Almost half our crew was in Boston last Thursday night preparing for the winter New England Newspaper and Press Assn. convention when Mike McLain lost his life in a tragic car accident in Bristol.
We responded the way we usually do: we assigned a reporter; that reporter called the authorities.
Meanwhile, while we were waiting, Facebook posts were flying back and forth much the way word of mouth rumors used to carry news around town. By the time the police released their official statement Friday morning, like many of our readers we already knew, unofficially, the young man’s name and the barest sketch of what happened.
In the days since, we have been debating internally exactly what kind of news organization we want to be.
Did we, do we, want to be the news organization that harangues officials for information, positing what we have as soon as we can get it, or do we want to go slower, post the complete story once we have a complete story?
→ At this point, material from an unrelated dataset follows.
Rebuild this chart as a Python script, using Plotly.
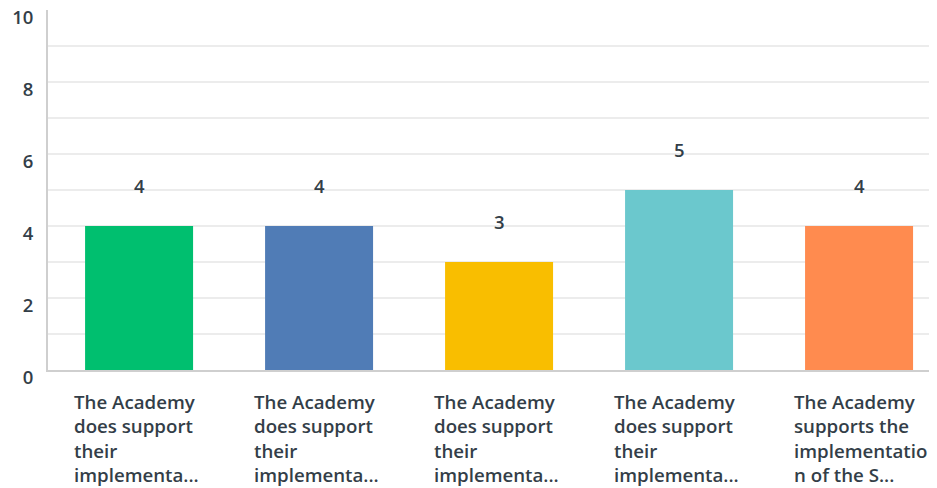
import plotly.graph_objects as go

categories = [
    "The Academy<br>does support<br>their<br>implementa...",
    "The Academy<br>does support<br>their<br>implementa...",
    "The Academy<br>does support<br>their<br>implementa...",
    "The Academy<br>does support<br>their<br>implementa...",
    "The Academy<br>supports the<br>implementatio<br>n of the S...",
]
values = [4, 4, 3, 5, 4]
colors = ["#00bf6f", "#507cb6", "#f9be00", "#6bc8cd", "#ff8b4f"]
y_ticks = [0, 1, 2, 3, 4, 5, 6, 7, 8, 9, 10]
y_ticktext = ["0", "", "2", "", "4", "", "6", "", "8", "", "10"]

TXT = "#333e48"
FONT = "Open Sans"

x = list(range(len(values)))
fig = go.Figure()
fig.add_trace(go.Bar(x=x, y=values, marker=dict(color=colors, line=dict(width=0)),
                     width=0.6, hoverinfo="skip"))

for i, (v, lab) in enumerate(zip(values, categories)):
    fig.add_annotation(x=i, y=v, xref="x", yref="y", text=str(v), showarrow=False,
                       yanchor="bottom", yshift=26,
                       font=dict(family=FONT, size=18.5, color=TXT, weight=600))
    fig.add_annotation(x=i, y=0, xref="x", yref="y", text=lab, showarrow=False,
                       xanchor="left", yanchor="top", align="left",
                       xshift=-67, yshift=-17,
                       font=dict(family=FONT, size=18.7, color=TXT, weight=600))

fig.update_layout(
    width=929, height=480,
    margin=dict(l=40, r=0, t=2, b=118, autoexpand=False),
    paper_bgcolor="white", plot_bgcolor="white",
    showlegend=False,
    xaxis=dict(range=[-0.506, 4.433], showticklabels=False, showgrid=False,
               zeroline=False, showline=True, linecolor="#cfcfcf", linewidth=2,
               fixedrange=True, automargin=False),
    yaxis=dict(range=[0, 10], tickvals=y_ticks, ticktext=y_ticktext,
               showgrid=True, gridcolor="#ececec", gridwidth=2,
               zeroline=False, showline=True, linecolor="#cfcfcf", linewidth=2,
               ticks="", ticklabelshift=8, ticklabelstandoff=9, automargin=False,
               ticklabeloverflow="allow",
               tickfont=dict(family=FONT, size=18.5, color=TXT, weight=600)),
)

fig.write_html("out.html")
Is it more important for us to be first or right?
Though we want to be first and right every time, we think it is better to be right. We can’t and don’t print rumors, and until we know for sure, we are on tenuous ground.
In the news world there is a deadline for every week, and everything in the week builds toward that. If, by the time we put this print edition to bed, all we knew was there had been a bad accident, that could be all we report.
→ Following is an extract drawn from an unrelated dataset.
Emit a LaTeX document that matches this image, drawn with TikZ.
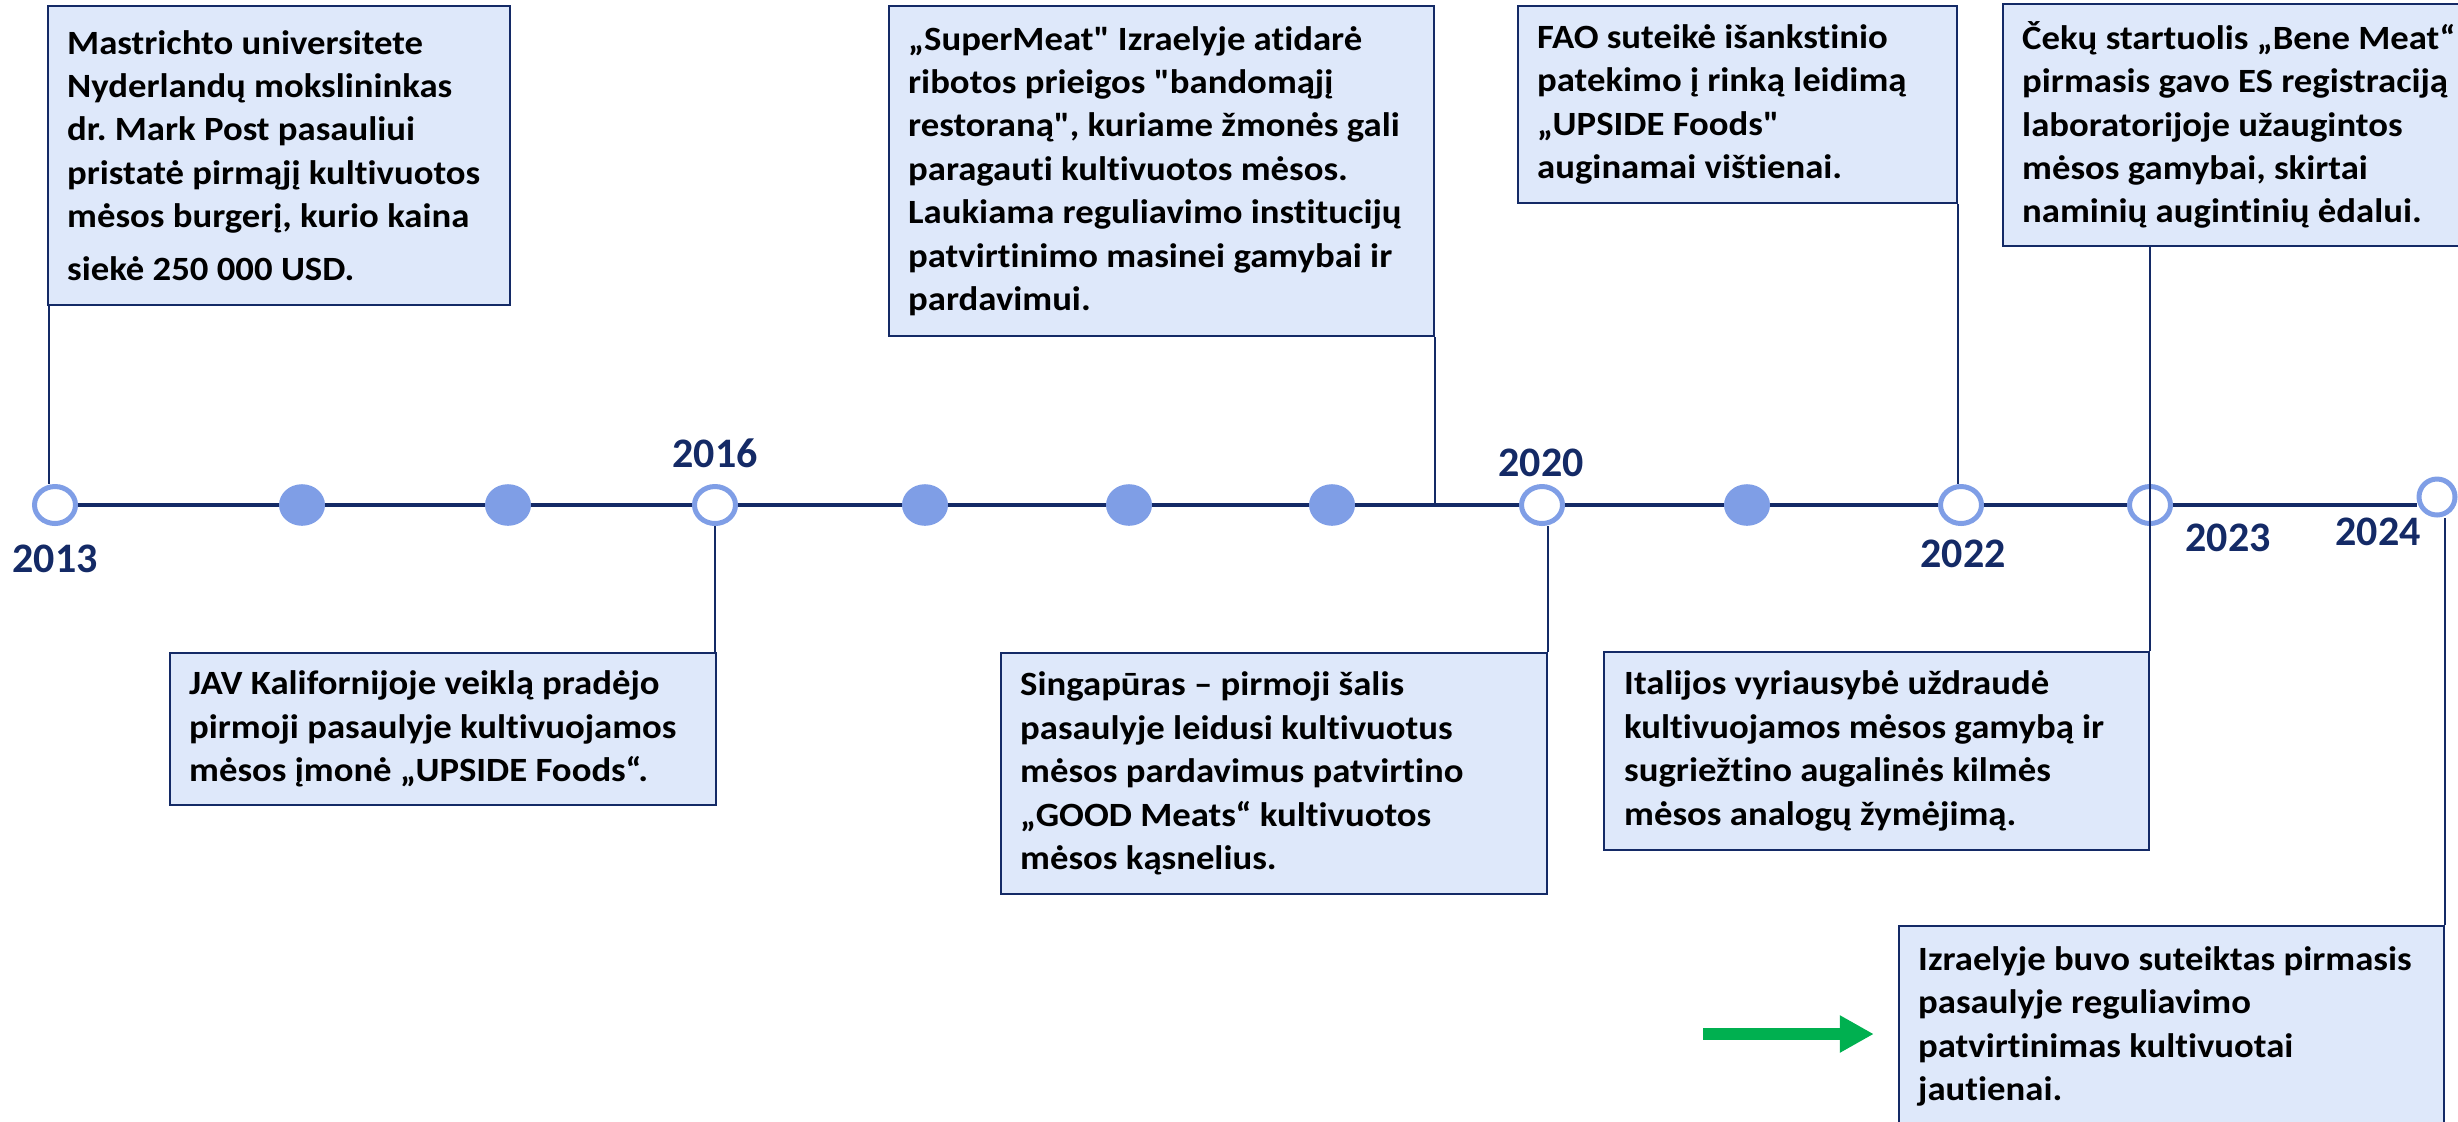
\documentclass[tikz,border=0pt]{standalone}
\usepackage{fontspec}
\setmainfont{Carlito}[Ligatures={TeXOff,NoCommon}, FakeStretch=1.08]
\newfontfamily\yearfont{Carlito}[Ligatures=TeXOff]
\usetikzlibrary{shapes.geometric,fit,arrows.meta}
\definecolor{navy}{RGB}{20,42,102}
\definecolor{boxfill}{RGB}{222,232,250}
\definecolor{circ}{RGB}{127,158,230}
\definecolor{arrowgreen}{RGB}{0,176,80}
\frenchspacing
\begin{document}
\begin{tikzpicture}[x=0.5pt,y=-0.5pt,
 evbox/.style={draw=navy, fill=boxfill, line width=1.2pt, inner sep=0pt, rectangle},
 evtext/.style={anchor=west, align=left, inner sep=0pt, font=\bfseries\fontsize{17pt}{21.7pt}\selectfont, text=black},
 opendot/.style={ellipse, draw=circ, fill=white, line width=2.5pt, minimum width=20.5pt, minimum height=18.5pt, inner sep=0pt},
 fulldot/.style={ellipse, fill=circ, minimum width=23pt, minimum height=20.8pt, inner sep=0pt},
 yearlbl/.style={font=\yearfont\bfseries\fontsize{21pt}{25pt}\selectfont, text=navy, inner sep=0pt},
 conn/.style={draw=navy, line width=0.9pt},
 axis/.style={draw=navy, line width=1.75pt},
 garrow/.style={draw=arrowgreen, line width=6pt, -{Triangle[length=17pt,width=17.5pt]}}
]
\useasboundingbox (0,0) rectangle (2458,1121);

% timeline dots
\node[opendot] (c13) at (55,505) {};
\node[fulldot] (d1) at (302,505) {};
\node[fulldot] (d2) at (508,505) {};
\node[opendot] (c16) at (715,505) {};
\node[fulldot] (d3) at (925,505) {};
\node[fulldot] (d4) at (1129,505) {};
\node[fulldot] (d5) at (1332,505) {};
\node[opendot] (c20) at (1542,505) {};
\node[fulldot] (d6) at (1747,505) {};
\node[opendot] (c22) at (1961,505) {};
\node[opendot] (c23) at (2150,505) {};
\node[opendot, minimum width=18pt, minimum height=18pt] (c24) at (2437,497) {};

% axis line segments between the dots
\path[axis] (c13.east) -- (d1.west) (d1.east) -- (d2.west) (d2.east) -- (c16.west)
  (c16.east) -- (d3.west) (d3.east) -- (d4.west) (d4.east) -- (d5.west)
  (d5.east) -- (c20.west) (c20.east) -- (d6.west) (d6.east) -- (c22.west)
  (c22.east) -- (c23.west) (c23.east) -- (c24.west |- c23.east);

% year labels
\node[yearlbl] (y13) at (55,559) {2013};
\node[yearlbl] (y16) at (715,453) {2016};
\node[yearlbl] (y20) at (1541,463) {2020};
\node[yearlbl] (y22) at (1963,554) {2022};
\node[yearlbl] (y23) at (2228,538) {2023};
\node[yearlbl] (y24) at (2378,532) {2024};

% boxes
\node[evbox, fit={(48,6) (510,305)}] (b1) {};
\node[evtext] (t1) at ([xshift=10pt]b1.west) {Mastrichto universitete\\
Nyderlandų mokslininkas\\
dr. Mark Post pasauliui\\
pristatė pirmąjį kultivuotos\\
mėsos burgerį, kurio kaina\\[4.8pt]
siekė 250 000 USD.};

\node[evbox, fit={(889,6) (1434,336)}] (b2) {};
\node[evtext] (t2) at ([xshift=10pt]b2.west) {„SuperMeat" Izraelyje atidarė\\
ribotos prieigos "bandomąjį\\
restoraną", kuriame žmonės gali\\
paragauti kultivuotos mėsos.\\
Laukiama reguliavimo institucijų\\
patvirtinimo masinei gamybai ir\\
pardavimui.};

\node[evbox, fit={(1518,6) (1957,203)}] (b3) {};
\node[evtext] (t3) at ([xshift=10pt]b3.west) {FAO suteikė išankstinio\\
patekimo į rinką leidimą\\
„UPSIDE Foods"\\
auginamai vištienai.};

\node[evbox, fit={(2003,4) (2475,246)}] (b4) {};
\node[evtext] (t4) at ([xshift=10pt]b4.west) {Čekų startuolis „Bene Meat“\\
pirmasis gavo ES registraciją\\
laboratorijoje užaugintos\\
mėsos gamybai, skirtai\\
naminių augintinių ėdalui.};

\node[evbox, fit={(170,653) (716,805)}] (b5) {};
\node[evtext] (t5) at ([xshift=10pt]b5.west) {JAV Kalifornijoje veiklą pradėjo\\
pirmoji pasaulyje kultivuojamos\\
mėsos įmonė „UPSIDE Foods“.};

\node[evbox, fit={(1001,653) (1547,894)}] (b6) {};
\node[evtext] (t6) at ([xshift=10pt]b6.west) {Singapūras – pirmoji šalis\\
pasaulyje leidusi kultivuotus\\
mėsos pardavimus patvirtino\\
„GOOD Meats“ kultivuotos\\
mėsos kąsnelius.};

\node[evbox, fit={(1604,652) (2149,850)}] (b7) {};
\node[evtext] (t7) at ([xshift=10.5pt]b7.west) {Italijos vyriausybė uždraudė\\
kultivuojamos mėsos gamybą ir\\
sugriežtino augalinės kilmės\\
mėsos analogų žymėjimą.};

\node[evbox, fit={(1899,926) (2444,1127)}] (b8) {};
\node[evtext] (t8) at ([xshift=10pt]b8.west) {Izraelyje buvo suteiktas pirmasis\\
pasaulyje reguliavimo\\
patvirtinimas kultivuotai\\
jautienai.};

% connectors
\draw[conn] ([xshift=1pt]b1.south west) -- ([xshift=1pt]b1.south west |- c13.north);
\draw[conn] (b2.south east) -- (b2.south east |- c20.center);
\draw[conn] (b3.south east) -- (b3.south east |- c22.north);
\draw[conn] (c23 |- b4.south) -- (c23 |- b7.north);
\draw[conn] (c16.south) -- (c16 |- b5.north);
\draw[conn] (b6.north east) -- (b6.north east |- c20.south);
\draw[conn] (b8.north east) -- (b8.north east |- c24.south);

% green arrow
\coordinate (gstart) at (1703,1034);
\draw[garrow] (gstart) -- ([xshift=-12pt]b8.west |- gstart);
\end{tikzpicture}
\end{document}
With the web, daily and weekly deadlines are a thing of the past. News happens when it happens and you get on it as fast as possible 24 hours a day. By that light, perhaps we should have had as much as we could get online last Thursday night and then followed with more as it came in.
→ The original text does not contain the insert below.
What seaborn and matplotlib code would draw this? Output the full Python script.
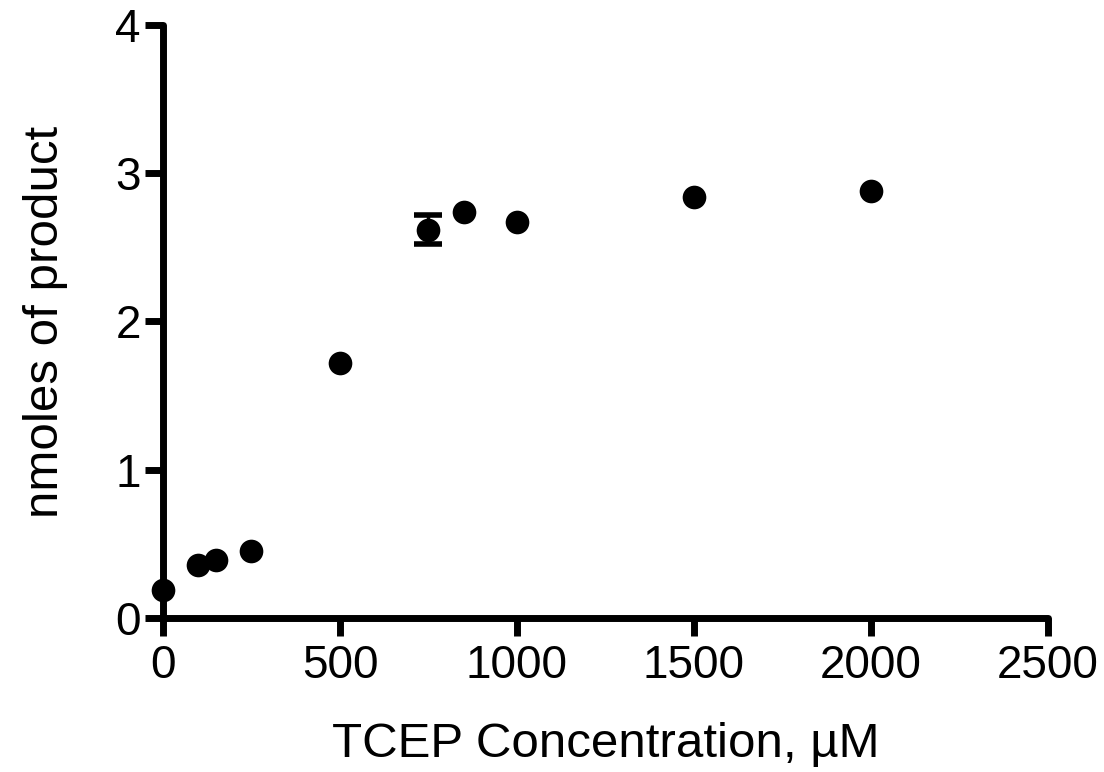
import matplotlib
matplotlib.use("Agg")
import matplotlib.pyplot as plt
import seaborn as sns
import pandas as pd

tcep_uM = [0, 100, 150, 250, 500, 750, 850, 1000, 1500, 2000]
nmoles = [0.19, 0.36, 0.39, 0.45, 1.72, 2.62, 2.74, 2.67, 2.84, 2.88]
sem = [0, 0, 0, 0, 0, 0.10, 0, 0, 0, 0]
x_ticks = [0, 500, 1000, 1500, 2000, 2500]
y_ticks = [0, 1, 2, 3, 4]

sns.set_theme(style="ticks")
plt.rcParams['font.family'] = ['Liberation Sans', 'DejaVu Sans']

df = pd.DataFrame({"x": tcep_uM, "y": nmoles, "err": sem})

fig = plt.figure(figsize=(11.04, 7.72), dpi=100)
ax = fig.add_axes([0.1476, 0.1995, 0.9493 - 0.1476, 0.9676 - 0.1995])

err_df = df[df["err"] > 0]
ax.errorbar(err_df["x"], err_df["y"], yerr=err_df["err"], fmt="none",
            ecolor="black", elinewidth=2.5, capsize=10, capthick=4,
            clip_on=False, zorder=4)
sns.scatterplot(data=df, x="x", y="y", ax=ax, color="black", s=290,
                edgecolor="black", linewidth=0, clip_on=False, zorder=5)

ax.set_xlim(0, 2500)
ax.set_ylim(0, 4)
ax.set_xticks(x_ticks)
ax.set_yticks(y_ticks)
ax.set_xticklabels([str(v) for v in x_ticks])
ax.set_yticklabels([str(v) for v in y_ticks])

for side in ["top", "right"]:
    ax.spines[side].set_visible(False)
for side in ["left", "bottom"]:
    ax.spines[side].set_linewidth(5)
    ax.spines[side].set_color("black")
    ax.spines[side].set_capstyle("round")

ax.tick_params(axis="both", direction="out", length=13, width=5,
               color="black", labelsize=33, labelcolor="black")
ax.tick_params(axis="x", pad=6)
ax.tick_params(axis="y", pad=3)
for t in ax.xaxis.get_ticklines() + ax.yaxis.get_ticklines():
    t.set_solid_capstyle("round")

ax.set_xlabel("TCEP Concentration, µM", fontsize=35.5, labelpad=24, color="black")
ax.set_ylabel("nmoles of product", fontsize=35.5, labelpad=34, color="black")

fig.savefig("out.png", dpi=100, facecolor="white")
Then too there is the issue that this is a community and we are a community newspaper. Unfortunately, the news everyone talks about too often involves a tragedy for someone else.
We can and have and will trample feelings to get a story, because that is our charge, but in this case a family has suffered the worst kind of loss. Just by the nature of our community, people on our staff know people in that family and like as not we will be seeing each other in the grocery store soon enough.
What it comes down to is what kind of news organization do we want to be? Like our industry, we are in flux.